__Work to do__:
Give back the full listing, character for character, with no pictures.

## START Recorded data

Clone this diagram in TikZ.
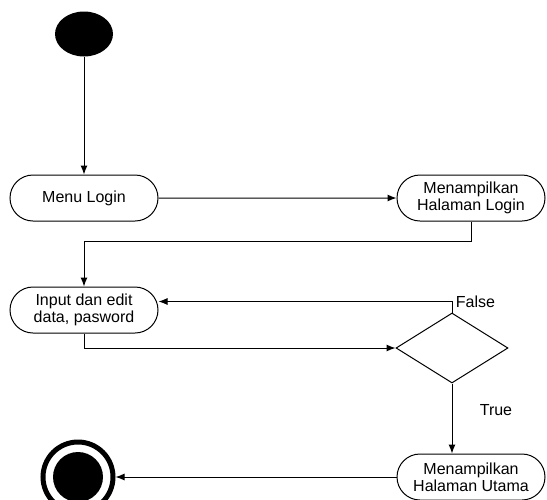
\documentclass[tikz,border=0pt]{standalone}
\usepackage{fontspec}
\setmainfont{Liberation Sans}
\usetikzlibrary{positioning,calc,arrows.meta}
\usetikzlibrary{shapes.geometric,shapes.misc}

\begin{document}
\begin{tikzpicture}[x=1pt, y=-1pt, line width=1pt,
    act/.style={draw, rounded rectangle, minimum width=152pt, minimum height=46pt,
      inner sep=2pt, align=center, font=\fontsize{16}{17}\selectfont},
    lbl/.style={font=\fontsize{16}{17}\selectfont},
    flow/.style={-{Latex[length=9pt,width=7pt]}}]
    \useasboundingbox (0,0) rectangle (547,499);
    % start and end
    \node[ellipse, fill=black, minimum width=58pt, minimum height=45pt, inner sep=0pt] (start) at (84,34) {};
    \node[circle, draw, line width=5pt, fill=white, minimum size=70pt, inner sep=0pt] (finish) at (78,477) {};
    \node[circle, fill=black, minimum size=50pt, inner sep=0pt] (finishdot) at (finish) {};
    % activities
    \node[act] (login) at (84,198) {Menu Login};
    \node[act] (showlogin) at (471,198) {Menampilkan\\Halaman Login};
    \node[act] (input) at (84,310) {Input dan edit\\data, pasword};
    \node[draw, diamond, minimum width=112pt, minimum height=70pt, inner sep=0pt] (cek) at (452,348) {};
    \node[act] (showhome) at (471,477) {Menampilkan\\Halaman Utama};
    % flows
    \draw[flow] (start) -- (login);
    \draw[flow] (login) -- (showlogin);
    \draw[flow] (showlogin.south) -- ++(0,20) -| (input.north);
    \draw[flow] (input.south) |- (cek.west);
    \coordinate (back) at ($(cek.north)+(0,-11)$);
    \draw[flow] (cek.north) -- (back) node[lbl, right] {False} -- (back -| input.east);
    \draw[flow] (cek.south) -- (cek.south |- showhome.north) node[lbl, pos=0.38, right=24pt] {True};
    \draw[flow] (showhome) -- (finish);
\end{tikzpicture}
\end{document}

## END Recorded data

__Output of the task__:
Clone this diagram in TikZ.
\documentclass[tikz,border=0pt]{standalone}
\usepackage{fontspec}
\setmainfont{Liberation Sans}
\usetikzlibrary{positioning,calc,arrows.meta}
\usetikzlibrary{shapes.geometric,shapes.misc}

\begin{document}
\begin{tikzpicture}[x=1pt, y=-1pt, line width=1pt,
    act/.style={draw, rounded rectangle, minimum width=152pt, minimum height=46pt,
      inner sep=2pt, align=center, font=\fontsize{16}{17}\selectfont},
    lbl/.style={font=\fontsize{16}{17}\selectfont},
    flow/.style={-{Latex[length=9pt,width=7pt]}}]
    \useasboundingbox (0,0) rectangle (547,499);
    % start and end
    \node[ellipse, fill=black, minimum width=58pt, minimum height=45pt, inner sep=0pt] (start) at (84,34) {};
    \node[circle, draw, line width=5pt, fill=white, minimum size=70pt, inner sep=0pt] (finish) at (78,477) {};
    \node[circle, fill=black, minimum size=50pt, inner sep=0pt] (finishdot) at (finish) {};
    % activities
    \node[act] (login) at (84,198) {Menu Login};
    \node[act] (showlogin) at (471,198) {Menampilkan\\Halaman Login};
    \node[act] (input) at (84,310) {Input dan edit\\data, pasword};
    \node[draw, diamond, minimum width=112pt, minimum height=70pt, inner sep=0pt] (cek) at (452,348) {};
    \node[act] (showhome) at (471,477) {Menampilkan\\Halaman Utama};
    % flows
    \draw[flow] (start) -- (login);
    \draw[flow] (login) -- (showlogin);
    \draw[flow] (showlogin.south) -- ++(0,20) -| (input.north);
    \draw[flow] (input.south) |- (cek.west);
    \coordinate (back) at ($(cek.north)+(0,-11)$);
    \draw[flow] (cek.north) -- (back) node[lbl, right] {False} -- (back -| input.east);
    \draw[flow] (cek.south) -- (cek.south |- showhome.north) node[lbl, pos=0.38, right=24pt] {True};
    \draw[flow] (showhome) -- (finish);
\end{tikzpicture}
\end{document}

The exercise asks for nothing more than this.